### Information supplied
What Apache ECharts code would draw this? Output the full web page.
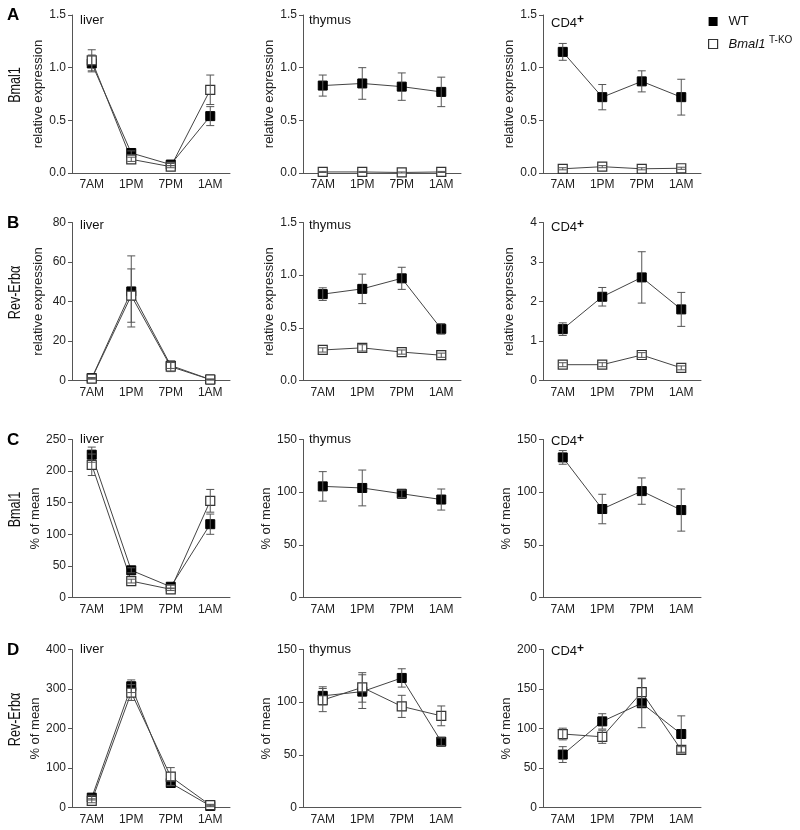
<!DOCTYPE html>
<html>
<head>
<meta charset="utf-8">
<script src="https://cdn.jsdelivr.net/npm/echarts@6/dist/echarts.min.js"></script>
<style>
  html, body { margin: 0; padding: 0; background: #fff; }
  #chart { width: 800px; height: 830px; }
</style>
</head>
<body>
<div id="chart"></div>
<script>
const times = ['7AM', '1PM', '7PM', '1AM']

// A: Bmal1, relative expression
const bmalLiverWT = [1.04, 0.19, 0.08, 0.54]
const bmalLiverWTErr = [0.08, 0.02, 0.01, 0.09]
const bmalLiverKO = [1.07, 0.13, 0.06, 0.79]
const bmalLiverKOErr = [0.10, 0.02, 0.01, 0.14]
const bmalThymusWT = [0.83, 0.85, 0.82, 0.77]
const bmalThymusWTErr = [0.10, 0.15, 0.13, 0.14]
const bmalThymusKO = [0.01, 0.01, 0.005, 0.01]
const bmalThymusKOErr = [0.005, 0.005, 0.005, 0.005]
const bmalCd4WT = [1.15, 0.72, 0.87, 0.72]
const bmalCd4WTErr = [0.08, 0.12, 0.10, 0.17]
const bmalCd4KO = [0.04, 0.06, 0.04, 0.045]
const bmalCd4KOErr = [0.01, 0.01, 0.01, 0.01]

// B: Rev-Erbα, relative expression
const revLiverWT = [1.2, 45.1, 7.6, 0.5]
const revLiverWTErr = [0.3, 18, 1.5, 0.2]
const revLiverKO = [1.0, 43, 7, 0.5]
const revLiverKOErr = [0.3, 13.5, 2.5, 0.2]
const revThymusWT = [0.82, 0.87, 0.97, 0.49]
const revThymusWTErr = [0.06, 0.14, 0.105, 0.05]
const revThymusKO = [0.29, 0.31, 0.27, 0.24]
const revThymusKOErr = [0.02, 0.03, 0.02, 0.02]
const revCd4WT = [1.3, 2.12, 2.61, 1.8]
const revCd4WTErr = [0.16, 0.235, 0.65, 0.43]
const revCd4KO = [0.4, 0.4, 0.645, 0.32]
const revCd4KOErr = [0.05, 0.05, 0.06, 0.05]

// C: Bmal1, % of mean
const bmalPctLiverWT = [226, 43, 17, 116]
const bmalPctLiverWTErr = [12, 4, 3, 16]
const bmalPctLiverKO = [210, 26, 13, 153]
const bmalPctLiverKOErr = [17, 3, 2, 18]
const bmalPctThymusWT = [105.5, 104, 98.5, 93]
const bmalPctThymusWTErr = [14, 17, 3.5, 10]
const bmalPctCd4WT = [133, 84, 101, 83]
const bmalPctCd4WTErr = [6.5, 14, 12.5, 20]

// D: Rev-Erbα, % of mean
const revPctLiverWT = [25, 307, 62, 4]
const revPctLiverWTErr = [6, 16, 6, 2]
const revPctLiverKO = [17, 291, 78, 6]
const revPctLiverKOErr = [5, 20, 23, 2]
const revPctThymusWT = [106, 110, 123, 62.5]
const revPctThymusWTErr = [8.6, 16, 8.7, 3.6]
const revPctThymusKO = [102, 114, 96, 87]
const revPctThymusKOErr = [11, 14, 10.5, 9.4]
const revPctCd4WT = [67, 109, 132, 93]
const revPctCd4WTErr = [10, 9.7, 31, 23]
const revPctCd4KO = [93, 89.5, 146, 73]
const revPctCd4KOErr = [7.4, 8.3, 17.8, 4]

const rowLabels = ['Bmal1', 'Rev-Erbα', 'Bmal1', 'Rev-Erbα']
const rowLetters = ['A', 'B', 'C', 'D']
const tissues = ['liver', 'thymus', 'CD4+']

const FONT = 'Liberation Sans, Arial, Helvetica, sans-serif'
const colLeft = [72, 303, 543]
const rowTop = [15, 222.5, 439.5, 649.5]
const titleDy = [-1, -4, -7, -7]
const plotW = 158
const plotH = 158

// 面板配置
const panels = [
  { r: 0, c: 0, max: 1.5, step: 0.5, dec: 1, wt: bmalLiverWT, wtErr: bmalLiverWTErr, ko: bmalLiverKO, koErr: bmalLiverKOErr },
  { r: 0, c: 1, max: 1.5, step: 0.5, dec: 1, wt: bmalThymusWT, wtErr: bmalThymusWTErr, ko: bmalThymusKO, koErr: bmalThymusKOErr },
  { r: 0, c: 2, max: 1.5, step: 0.5, dec: 1, wt: bmalCd4WT, wtErr: bmalCd4WTErr, ko: bmalCd4KO, koErr: bmalCd4KOErr },
  { r: 1, c: 0, max: 80, step: 20, dec: 0, wt: revLiverWT, wtErr: revLiverWTErr, ko: revLiverKO, koErr: revLiverKOErr },
  { r: 1, c: 1, max: 1.5, step: 0.5, dec: 1, wt: revThymusWT, wtErr: revThymusWTErr, ko: revThymusKO, koErr: revThymusKOErr },
  { r: 1, c: 2, max: 4, step: 1, dec: 0, wt: revCd4WT, wtErr: revCd4WTErr, ko: revCd4KO, koErr: revCd4KOErr },
  { r: 2, c: 0, max: 250, step: 50, dec: 0, wt: bmalPctLiverWT, wtErr: bmalPctLiverWTErr, ko: bmalPctLiverKO, koErr: bmalPctLiverKOErr },
  { r: 2, c: 1, max: 150, step: 50, dec: 0, wt: bmalPctThymusWT, wtErr: bmalPctThymusWTErr },
  { r: 2, c: 2, max: 150, step: 50, dec: 0, wt: bmalPctCd4WT, wtErr: bmalPctCd4WTErr },
  { r: 3, c: 0, max: 400, step: 100, dec: 0, wt: revPctLiverWT, wtErr: revPctLiverWTErr, ko: revPctLiverKO, koErr: revPctLiverKOErr },
  { r: 3, c: 1, max: 150, step: 50, dec: 0, wt: revPctThymusWT, wtErr: revPctThymusWTErr, ko: revPctThymusKO, koErr: revPctThymusKOErr },
  { r: 3, c: 2, max: 200, step: 50, dec: 0, wt: revPctCd4WT, wtErr: revPctCd4WTErr, ko: revPctCd4KO, koErr: revPctCd4KOErr }
]

// 误差线
const renderErr = (params, api) => {
  const p1 = api.coord([api.value(0), api.value(2)])
  const p2 = api.coord([api.value(0), api.value(1)])
  const w = 4
  const style = { stroke: '#555', lineWidth: 1 }
  return {
    type: 'group',
    children: [
      { type: 'line', shape: { x1: p1[0], y1: p1[1], x2: p2[0], y2: p2[1] }, style },
      { type: 'line', shape: { x1: p1[0] - w, y1: p1[1], x2: p1[0] + w, y2: p1[1] }, style },
      { type: 'line', shape: { x1: p2[0] - w, y1: p2[1], x2: p2[0] + w, y2: p2[1] }, style }
    ]
  }
}

const grid = []
const xAxis = []
const yAxis = []
const series = []
const title = []

const wtStyle = { color: '#000', borderColor: '#000', borderWidth: 1 }
const koStyle = { color: '#fff', borderColor: '#333', borderWidth: 1.2 }

panels.forEach((p, i) => {
  grid.push({ left: colLeft[p.c], top: rowTop[p.r], width: plotW, height: plotH })
  xAxis.push({
    type: 'category',
    gridIndex: i,
    data: times,
    boundaryGap: true,
    axisLine: { lineStyle: { color: '#555', width: 1 } },
    axisTick: { alignWithLabel: true, length: 4, lineStyle: { color: '#555' } },
    axisLabel: { color: '#222', fontSize: 12, fontFamily: FONT, margin: 6 }
  })
  yAxis.push({
    type: 'value',
    gridIndex: i,
    min: 0,
    max: p.max,
    interval: p.step,
    name: p.r < 2 ? 'relative expression' : '% of mean',
    nameLocation: 'middle',
    nameGap: 27,
    nameTextStyle: { color: '#222', fontSize: 13, fontFamily: FONT },
    splitLine: { show: false },
    axisLine: { show: true, lineStyle: { color: '#555', width: 1 } },
    axisTick: { show: true, length: 4, lineStyle: { color: '#555' } },
    axisLabel: {
      color: '#222', fontSize: 12, fontFamily: FONT, margin: 6,
      formatter: v => v.toFixed(p.dec)
    }
  })
  const tissue = tissues[p.c]
  title.push({
    text: tissue === 'CD4+' ? '{a|CD4}{b|+}' : tissue,
    left: colLeft[p.c] + (p.c === 1 ? 6 : 8),
    top: rowTop[p.r] + titleDy[p.r],
    padding: 0,
    textStyle: {
      fontSize: 13, fontWeight: 'normal', color: '#111', fontFamily: FONT,
      rich: {
        a: { fontSize: 13, color: '#111', fontFamily: FONT },
        b: { fontSize: 12, fontWeight: 'bold', color: '#111', fontFamily: FONT, padding: [0, 0, 6, 0] }
      }
    }
  })
  const groups = [['WT', p.wt, p.wtErr, wtStyle]]
  if (p.ko) groups.push(['Bmal1 T-KO', p.ko, p.koErr, koStyle])
  groups.forEach(([name, vals, errs, style]) => {
    series.push({
      name,
      type: 'line',
      xAxisIndex: i,
      yAxisIndex: i,
      data: vals,
      symbol: 'rect',
      symbolSize: 9,
      lineStyle: { color: '#444', width: 1 },
      itemStyle: style,
      emphasis: { disabled: true },
      animation: false,
      z: 2
    })
    series.push({
      name: name + ' err',
      type: 'custom',
      xAxisIndex: i,
      yAxisIndex: i,
      renderItem: renderErr,
      encode: { x: 0, y: [1, 2] },
      data: vals.map((v, k) => [k, Math.max(0, v - errs[k]), v + errs[k]]),
      clip: false,
      animation: false,
      z: 3
    })
  })
})

// 行标签与字母
const graphic = []
rowLetters.forEach((letter, r) => {
  graphic.push({
    type: 'text', left: 7, top: rowTop[r] - 8,
    style: { text: letter, font: 'bold 17px ' + FONT, fill: '#000' }
  })
  graphic.push({
    type: 'text',
    x: 15,
    y: rowTop[r] + 70,
    rotation: Math.PI / 2,
    scaleX: 0.74,
    style: { text: rowLabels[r], font: '17px ' + FONT, fill: '#111', align: 'center', verticalAlign: 'middle' }
  })
})

const chart = echarts.init(document.getElementById('chart'))
chart.setOption({
  backgroundColor: '#fff',
  animation: false,
  textStyle: { fontFamily: FONT },
  title,
  grid,
  xAxis,
  yAxis,
  series,
  graphic,
  legend: {
    left: 703,
    top: 10,
    orient: 'vertical',
    itemWidth: 9,
    itemHeight: 9,
    itemGap: 7,
    icon: 'rect',
    selectedMode: false,
    data: [
      { name: 'WT', itemStyle: { color: '#000', borderWidth: 0 } },
      { name: 'Bmal1 T-KO', itemStyle: { color: '#fff', borderColor: '#333', borderWidth: 1.2 } }
    ],
    formatter: name => name === 'WT' ? '{n|WT}' : '{i|Bmal1} {s|T-KO}',
    textStyle: {
      color: '#111', fontSize: 13, fontFamily: FONT,
      rich: {
        n: { fontSize: 13, padding: [0, 0, 0, 6], fontFamily: FONT },
        i: { fontSize: 13, fontStyle: 'italic', padding: [0, 0, 0, 6], fontFamily: FONT },
        s: { fontSize: 10, padding: [0, 0, 8, 0], fontFamily: FONT }
      }
    }
  }
})
</script>
</body>
</html>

### What the exercise asks
Leave the pictures out and please restate exactly the lines running from the start of the material through the one with "const times = ['7AM', '1PM', '7PM', '1AM']".

### Result for this exercise
What Apache ECharts code would draw this? Output the full web page.
<!DOCTYPE html>
<html>
<head>
<meta charset="utf-8">
<script src="https://cdn.jsdelivr.net/npm/echarts@6/dist/echarts.min.js"></script>
<style>
  html, body { margin: 0; padding: 0; background: #fff; }
  #chart { width: 800px; height: 830px; }
</style>
</head>
<body>
<div id="chart"></div>
<script>
const times = ['7AM', '1PM', '7PM', '1AM']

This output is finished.